**EXERCISE BRIEF**
Starting at the first line of the data, please print exactly those lines through the one that holds "const labelFont = '24px", omitting every picture.

* BEGIN GIVEN DATA *

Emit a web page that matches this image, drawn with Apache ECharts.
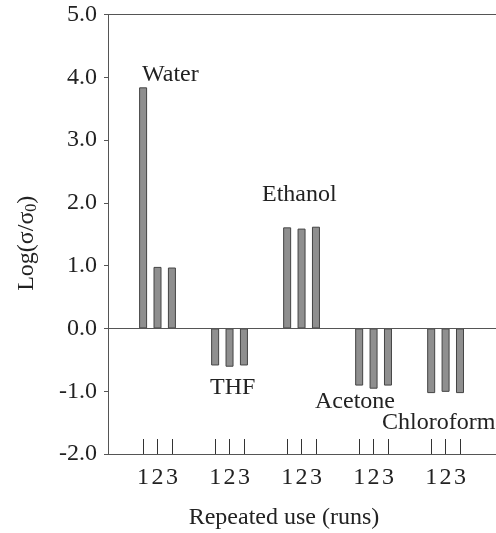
<!DOCTYPE html>
<html>
<head>
<meta charset="utf-8">
<script src="https://cdn.jsdelivr.net/npm/echarts@6/dist/echarts.min.js"></script>
<style>
  html, body { margin: 0; padding: 0; background: #fff; }
  #chart { width: 496px; height: 533px; }
</style>
</head>
<body>
<div id="chart"></div>
<script>
  // solvents and the three repeated runs
  const solvents = ['Water', 'THF', 'Ethanol', 'Acetone', 'Chloroform']
  const runs = ['1', '2', '3']
  // Log(sigma/sigma0) per solvent for each run
  const run1 = [3.84, -0.59, 1.61, -0.91, -1.03]
  const run2 = [0.98, -0.61, 1.59, -0.96, -1.01]
  const run3 = [0.97, -0.59, 1.62, -0.91, -1.03]
  const yTicks = ['-2.0', '-1.0', '0.0', '1.0', '2.0', '3.0', '4.0', '5.0']

  const slot = 5 // slots per solvent group on the x scale
  const runValues = [run1, run2, run3]
  const bars = []
  const positions = []
  solvents.forEach((s, i) => {
    runValues.forEach((vals, j) => {
      const x = i * slot + j + 1
      positions.push(x)
      bars.push([x, vals[i]])
    })
  })

  const font = 'Liberation Serif'
  const ink = '#222'
  const lineColor = '#555'
  const labelFont = '24px "Liberation Serif"'

  const chart = echarts.init(document.getElementById('chart'))
  chart.setOption({
    animation: false,
    grid: { left: 108, right: 0, top: 14.5, bottom: 79, containLabel: false, outerBoundsMode: 'none' },
    xAxis: [
      {
        type: 'value',
        min: -1.4375,
        max: 25.5,
        name: 'Repeated use (runs)',
        nameLocation: 'middle',
        nameGap: 52,
        nameMoveOverlap: false,
        nameTextStyle: { fontFamily: font, fontSize: 24, color: ink, padding: [0, 36, 0, 0] },
        splitLine: { show: false },
        axisLine: { onZero: false, lineStyle: { color: lineColor, width: 1 } },
        axisTick: { inside: true, length: 15, customValues: positions, lineStyle: { color: '#333' } },
        axisLabel: {
          customValues: positions,
          margin: 12,
          fontFamily: font, fontSize: 24, color: ink,
          formatter: v => runs[(Math.round(v) - 1) % slot]
        }
      },
      {
        type: 'value',
        position: 'top',
        min: -1.4375,
        max: 25.5,
        splitLine: { show: false },
        axisLine: { show: true, onZero: false, lineStyle: { color: lineColor, width: 1 } },
        axisTick: { show: false },
        axisLabel: { show: false }
      }
    ],
    yAxis: {
      type: 'value',
      min: -2,
      max: 5,
      interval: 1,
      name: 'Log(σ/σ{sub|0})',
      nameLocation: 'middle',
      nameGap: 68,
      nameMoveOverlap: false,
      nameTextStyle: {
        fontFamily: font, fontSize: 24, color: ink, padding: [0, 18, 0, 0],
        rich: { sub: { fontFamily: font, fontSize: 16, color: ink, verticalAlign: 'bottom', padding: [10, 0, 0, 0] } }
      },
      splitLine: { show: false },
      axisLine: { show: true, onZero: false, lineStyle: { color: lineColor, width: 1 } },
      axisTick: { show: true, length: 4, lineStyle: { color: lineColor } },
      axisLabel: {
        margin: 11,
        fontFamily: font, fontSize: 24, color: ink,
        formatter: v => yTicks[Math.round(v) + 2]
      }
    },
    series: [{
      type: 'bar',
      data: bars,
      barWidth: 8,
      itemStyle: { color: '#8f8f8f', borderColor: '#444', borderWidth: 1 },
      markLine: {
        silent: true,
        symbol: 'none',
        label: { show: false },
        lineStyle: { color: lineColor, width: 1, type: 'solid' },
        data: [{ yAxis: 0 }]
      }
    }],
    graphic: [
      { type: 'text', left: 142, top: 62.5, style: { text: solvents[0], font: labelFont, fill: ink } },
      { type: 'text', left: 210, top: 376, style: { text: solvents[1], font: labelFont, fill: ink } },
      { type: 'text', left: 262, top: 182.5, style: { text: solvents[2], font: labelFont, fill: ink } },
      { type: 'text', left: 315, top: 390, style: { text: solvents[3], font: labelFont, fill: ink } },
      { type: 'text', left: 382, top: 411, style: { text: solvents[4], font: labelFont, fill: ink } }
    ]
  })
</script>
</body>
</html>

* END GIVEN DATA *

**OUTPUT FOR THIS EXERCISE**
Emit a web page that matches this image, drawn with Apache ECharts.
<!DOCTYPE html>
<html>
<head>
<meta charset="utf-8">
<script src="https://cdn.jsdelivr.net/npm/echarts@6/dist/echarts.min.js"></script>
<style>
  html, body { margin: 0; padding: 0; background: #fff; }
  #chart { width: 496px; height: 533px; }
</style>
</head>
<body>
<div id="chart"></div>
<script>
  // solvents and the three repeated runs
  const solvents = ['Water', 'THF', 'Ethanol', 'Acetone', 'Chloroform']
  const runs = ['1', '2', '3']
  // Log(sigma/sigma0) per solvent for each run
  const run1 = [3.84, -0.59, 1.61, -0.91, -1.03]
  const run2 = [0.98, -0.61, 1.59, -0.96, -1.01]
  const run3 = [0.97, -0.59, 1.62, -0.91, -1.03]
  const yTicks = ['-2.0', '-1.0', '0.0', '1.0', '2.0', '3.0', '4.0', '5.0']

  const slot = 5 // slots per solvent group on the x scale
  const runValues = [run1, run2, run3]
  const bars = []
  const positions = []
  solvents.forEach((s, i) => {
    runValues.forEach((vals, j) => {
      const x = i * slot + j + 1
      positions.push(x)
      bars.push([x, vals[i]])
    })
  })

  const font = 'Liberation Serif'
  const ink = '#222'
  const lineColor = '#555'
  const labelFont = '24px "Liberation Serif"'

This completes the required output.